No judgement from me in this case. Sometimes a person has to do the best they can in the circumstances, and it certainly looks as if you researched before proceeding. I just wanted clarity for future readers, many of whom wouldn't give the options as much thought as you did.

Oragel (oral anesthetic gel for human use, available in drug stores) generously applied ventrally is acceptable. In the absence of even that, blunt force trauma to the brain, followed by decapitation, is acceptable (this is how I euthanize lizards and snakes).


----------



## Kmc (Jul 26, 2019)

Its only natural to lean toward a distal approach but well executed manual euthanasia is the best. Better than co2. 

The oral gel way with small frogs seems good, tho ive not done.

I think Ed mentioned something along similiar lines to what i broached. I have been in positions where i was uneasy with contexts wayward potentiality, with dosage specifics with one on one exceptions a given. Esp with someone elses animal.


----------



## Kmc (Jul 26, 2019)

Mostly because of ppl potentially being petty and crazy and not following directions! Can you dig it?😅


----------



## Kmc (Jul 26, 2019)

I think technology has fallen short re phone science. There should be different fonts freindlyish softly roundish ones to provide emotive subtext and others too. Sensitized fonts.

On a tangential note i recently recieved my fresh Repashy supps order, and this post has further enhanced my trust in its viability.

Excellent work to be sure.


----------



## Jim Bob Jones (Jan 20, 2021)

When I found one of my Garden frogs mauled by my cat I used a trowel to the spine and it seemed nice and quick. The cat swifty found herself thrown into the pond and she never touched one or let me catch her doing it since.


----------



## EricLo26 (Jan 9, 2021)

Sounds like what Dendrozone did to a group of his P. Terribilis a while back. But instead of drops on their back, he did baths of vitamin water.


----------



## Kribensis (Jan 14, 2021)

EricLo26 said:


> Sounds like what Dendrozone did to a group of his P. Terribilis a while back.
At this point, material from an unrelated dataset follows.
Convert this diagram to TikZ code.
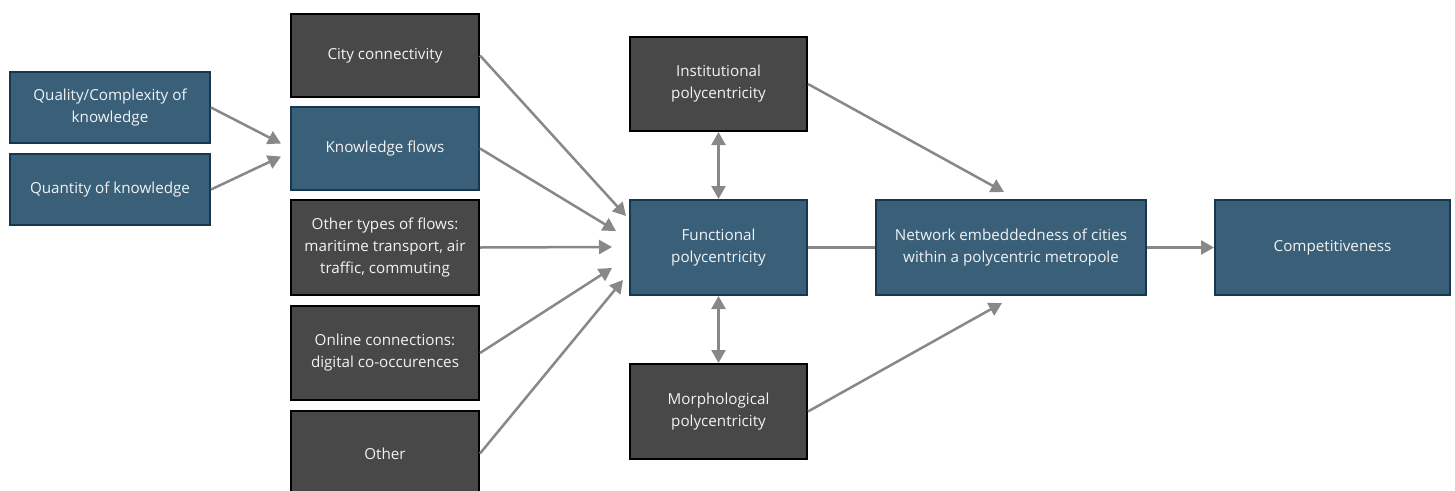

But instead of drops on their back, he did baths of vitamin water.


I remember watching that. That seemed to have good results as well.


----------



## Louis (Apr 23, 2014)

EricLo26 said:


> Sounds like what Dendrozone did to a group of his P. Terribilis a while back. But instead of drops on their back, he did baths of vitamin water.


Do you know what kind of vitamin water he used? or have link to wherever this played out?


----------



## EricLo26 (Jan 9, 2021)

Louis said:


> Do you know what kind of vitamin water he used? or have link to wherever this played out?


Yeah, in the video he used some Repashy Vit. A and Calcium plus. Here's the YouTube link: 



Time stamp: 2:00


----------



## Kmc (Jul 26, 2019)

If some clean smooth pebbles or even a piece of romaine was put in the container, it would encourage them to relax in the soak more.

It would also help to keep them separate while they soak, they would be calmer. Reducing the incite/fight/stress against a soak finesses its therapeutic value. Better coverage, absorption, duration. The romaine is like moss or leaves for soaks only it keeps the solution clear, ie; doesnt add anything.


----------